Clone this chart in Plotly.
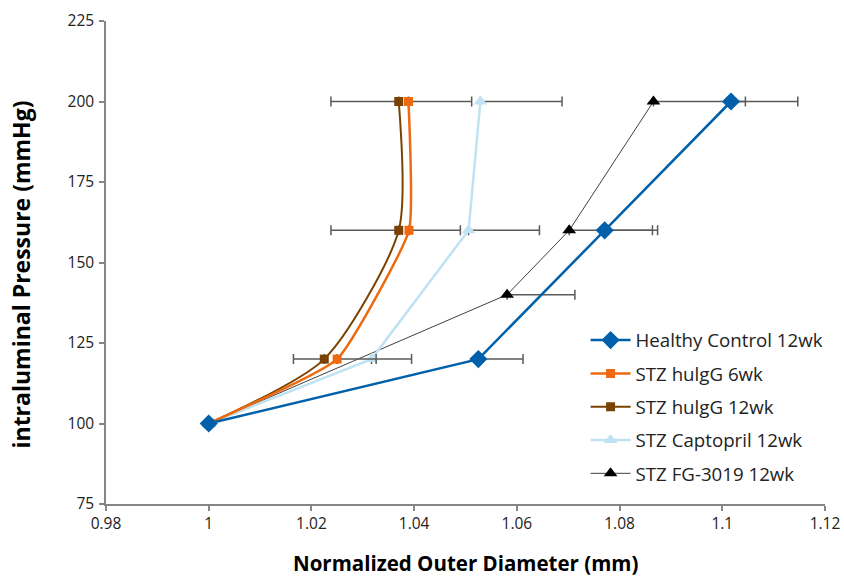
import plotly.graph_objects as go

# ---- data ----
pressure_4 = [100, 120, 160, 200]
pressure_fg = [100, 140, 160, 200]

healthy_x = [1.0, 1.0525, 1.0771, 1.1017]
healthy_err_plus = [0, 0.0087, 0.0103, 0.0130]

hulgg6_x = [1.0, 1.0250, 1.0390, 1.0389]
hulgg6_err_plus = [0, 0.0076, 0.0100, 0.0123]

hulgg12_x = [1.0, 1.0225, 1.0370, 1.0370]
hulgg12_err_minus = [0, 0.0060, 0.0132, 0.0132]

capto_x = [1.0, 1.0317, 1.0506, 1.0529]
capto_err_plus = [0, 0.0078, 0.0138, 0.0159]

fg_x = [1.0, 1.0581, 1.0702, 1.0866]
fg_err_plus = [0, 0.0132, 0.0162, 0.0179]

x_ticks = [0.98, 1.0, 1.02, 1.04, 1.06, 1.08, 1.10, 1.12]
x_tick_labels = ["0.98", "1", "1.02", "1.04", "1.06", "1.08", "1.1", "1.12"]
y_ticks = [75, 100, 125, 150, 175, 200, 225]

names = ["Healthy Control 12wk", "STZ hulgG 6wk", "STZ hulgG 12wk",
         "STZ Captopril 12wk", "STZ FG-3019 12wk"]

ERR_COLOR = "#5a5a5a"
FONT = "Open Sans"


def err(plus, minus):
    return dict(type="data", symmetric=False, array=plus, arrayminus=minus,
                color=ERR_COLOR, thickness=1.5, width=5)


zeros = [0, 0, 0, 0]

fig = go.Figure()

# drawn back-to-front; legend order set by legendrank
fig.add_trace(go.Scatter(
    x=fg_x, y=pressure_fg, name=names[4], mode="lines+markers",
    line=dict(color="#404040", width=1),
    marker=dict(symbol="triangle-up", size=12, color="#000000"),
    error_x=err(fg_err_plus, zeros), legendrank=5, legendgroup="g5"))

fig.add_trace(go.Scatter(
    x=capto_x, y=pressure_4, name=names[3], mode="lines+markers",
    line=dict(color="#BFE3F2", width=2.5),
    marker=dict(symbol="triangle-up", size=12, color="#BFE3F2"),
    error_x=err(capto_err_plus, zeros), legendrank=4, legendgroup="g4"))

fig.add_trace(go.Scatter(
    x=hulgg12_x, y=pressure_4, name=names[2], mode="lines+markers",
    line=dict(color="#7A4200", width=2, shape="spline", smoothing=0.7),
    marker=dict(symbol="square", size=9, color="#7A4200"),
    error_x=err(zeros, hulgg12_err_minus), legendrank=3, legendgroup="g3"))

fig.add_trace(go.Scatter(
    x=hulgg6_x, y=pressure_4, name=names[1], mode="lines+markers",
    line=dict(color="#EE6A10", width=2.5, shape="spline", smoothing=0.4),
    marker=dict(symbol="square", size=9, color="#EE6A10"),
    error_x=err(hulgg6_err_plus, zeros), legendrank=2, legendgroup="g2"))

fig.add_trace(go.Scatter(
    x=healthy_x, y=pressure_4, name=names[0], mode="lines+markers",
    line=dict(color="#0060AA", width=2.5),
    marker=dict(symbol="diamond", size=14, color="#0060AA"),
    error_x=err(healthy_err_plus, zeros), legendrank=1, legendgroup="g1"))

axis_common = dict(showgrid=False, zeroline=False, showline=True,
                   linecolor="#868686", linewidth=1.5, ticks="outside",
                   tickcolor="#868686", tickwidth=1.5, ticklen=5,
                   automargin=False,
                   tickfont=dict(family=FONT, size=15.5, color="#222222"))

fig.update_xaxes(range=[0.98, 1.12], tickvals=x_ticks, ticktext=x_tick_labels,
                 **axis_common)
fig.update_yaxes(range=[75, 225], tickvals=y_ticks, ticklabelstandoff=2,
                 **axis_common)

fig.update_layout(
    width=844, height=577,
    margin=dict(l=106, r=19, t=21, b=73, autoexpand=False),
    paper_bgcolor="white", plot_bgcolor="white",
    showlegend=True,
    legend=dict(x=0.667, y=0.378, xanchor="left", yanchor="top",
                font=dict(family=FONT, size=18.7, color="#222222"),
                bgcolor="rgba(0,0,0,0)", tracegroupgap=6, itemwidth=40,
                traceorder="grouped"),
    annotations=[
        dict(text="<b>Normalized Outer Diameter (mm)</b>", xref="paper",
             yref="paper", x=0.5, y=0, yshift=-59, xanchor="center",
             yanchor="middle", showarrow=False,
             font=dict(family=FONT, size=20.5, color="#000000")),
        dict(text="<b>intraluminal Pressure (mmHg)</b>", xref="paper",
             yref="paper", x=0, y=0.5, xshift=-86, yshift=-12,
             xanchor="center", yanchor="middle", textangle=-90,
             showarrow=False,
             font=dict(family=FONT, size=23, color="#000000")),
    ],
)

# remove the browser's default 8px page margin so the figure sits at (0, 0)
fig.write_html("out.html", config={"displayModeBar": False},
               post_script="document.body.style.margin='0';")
****************************************
Request
Reproduce the material above in full, exactly, with no images.

Correct answer
Clone this chart in Plotly.
import plotly.graph_objects as go

# ---- data ----
pressure_4 = [100, 120, 160, 200]
pressure_fg = [100, 140, 160, 200]

healthy_x = [1.0, 1.0525, 1.0771, 1.1017]
healthy_err_plus = [0, 0.0087, 0.0103, 0.0130]

hulgg6_x = [1.0, 1.0250, 1.0390, 1.0389]
hulgg6_err_plus = [0, 0.0076, 0.0100, 0.0123]

hulgg12_x = [1.0, 1.0225, 1.0370, 1.0370]
hulgg12_err_minus = [0, 0.0060, 0.0132, 0.0132]

capto_x = [1.0, 1.0317, 1.0506, 1.0529]
capto_err_plus = [0, 0.0078, 0.0138, 0.0159]

fg_x = [1.0, 1.0581, 1.0702, 1.0866]
fg_err_plus = [0, 0.0132, 0.0162, 0.0179]

x_ticks = [0.98, 1.0, 1.02, 1.04, 1.06, 1.08, 1.10, 1.12]
x_tick_labels = ["0.98", "1", "1.02", "1.04", "1.06", "1.08", "1.1", "1.12"]
y_ticks = [75, 100, 125, 150, 175, 200, 225]

names = ["Healthy Control 12wk", "STZ hulgG 6wk", "STZ hulgG 12wk",
         "STZ Captopril 12wk", "STZ FG-3019 12wk"]

ERR_COLOR = "#5a5a5a"
FONT = "Open Sans"


def err(plus, minus):
    return dict(type="data", symmetric=False, array=plus, arrayminus=minus,
                color=ERR_COLOR, thickness=1.5, width=5)


zeros = [0, 0, 0, 0]

fig = go.Figure()

# drawn back-to-front; legend order set by legendrank
fig.add_trace(go.Scatter(
    x=fg_x, y=pressure_fg, name=names[4], mode="lines+markers",
    line=dict(color="#404040", width=1),
    marker=dict(symbol="triangle-up", size=12, color="#000000"),
    error_x=err(fg_err_plus, zeros), legendrank=5, legendgroup="g5"))

fig.add_trace(go.Scatter(
    x=capto_x, y=pressure_4, name=names[3], mode="lines+markers",
    line=dict(color="#BFE3F2", width=2.5),
    marker=dict(symbol="triangle-up", size=12, color="#BFE3F2"),
    error_x=err(capto_err_plus, zeros), legendrank=4, legendgroup="g4"))

fig.add_trace(go.Scatter(
    x=hulgg12_x, y=pressure_4, name=names[2], mode="lines+markers",
    line=dict(color="#7A4200", width=2, shape="spline", smoothing=0.7),
    marker=dict(symbol="square", size=9, color="#7A4200"),
    error_x=err(zeros, hulgg12_err_minus), legendrank=3, legendgroup="g3"))

fig.add_trace(go.Scatter(
    x=hulgg6_x, y=pressure_4, name=names[1], mode="lines+markers",
    line=dict(color="#EE6A10", width=2.5, shape="spline", smoothing=0.4),
    marker=dict(symbol="square", size=9, color="#EE6A10"),
    error_x=err(hulgg6_err_plus, zeros), legendrank=2, legendgroup="g2"))

fig.add_trace(go.Scatter(
    x=healthy_x, y=pressure_4, name=names[0], mode="lines+markers",
    line=dict(color="#0060AA", width=2.5),
    marker=dict(symbol="diamond", size=14, color="#0060AA"),
    error_x=err(healthy_err_plus, zeros), legendrank=1, legendgroup="g1"))

axis_common = dict(showgrid=False, zeroline=False, showline=True,
                   linecolor="#868686", linewidth=1.5, ticks="outside",
                   tickcolor="#868686", tickwidth=1.5, ticklen=5,
                   automargin=False,
                   tickfont=dict(family=FONT, size=15.5, color="#222222"))

fig.update_xaxes(range=[0.98, 1.12], tickvals=x_ticks, ticktext=x_tick_labels,
                 **axis_common)
fig.update_yaxes(range=[75, 225], tickvals=y_ticks, ticklabelstandoff=2,
                 **axis_common)

fig.update_layout(
    width=844, height=577,
    margin=dict(l=106, r=19, t=21, b=73, autoexpand=False),
    paper_bgcolor="white", plot_bgcolor="white",
    showlegend=True,
    legend=dict(x=0.667, y=0.378, xanchor="left", yanchor="top",
                font=dict(family=FONT, size=18.7, color="#222222"),
                bgcolor="rgba(0,0,0,0)", tracegroupgap=6, itemwidth=40,
                traceorder="grouped"),
    annotations=[
        dict(text="<b>Normalized Outer Diameter (mm)</b>", xref="paper",
             yref="paper", x=0.5, y=0, yshift=-59, xanchor="center",
             yanchor="middle", showarrow=False,
             font=dict(family=FONT, size=20.5, color="#000000")),
        dict(text="<b>intraluminal Pressure (mmHg)</b>", xref="paper",
             yref="paper", x=0, y=0.5, xshift=-86, yshift=-12,
             xanchor="center", yanchor="middle", textangle=-90,
             showarrow=False,
             font=dict(family=FONT, size=23, color="#000000")),
    ],
)

# remove the browser's default 8px page margin so the figure sits at (0, 0)
fig.write_html("out.html", config={"displayModeBar": False},
               post_script="document.body.style.margin='0';")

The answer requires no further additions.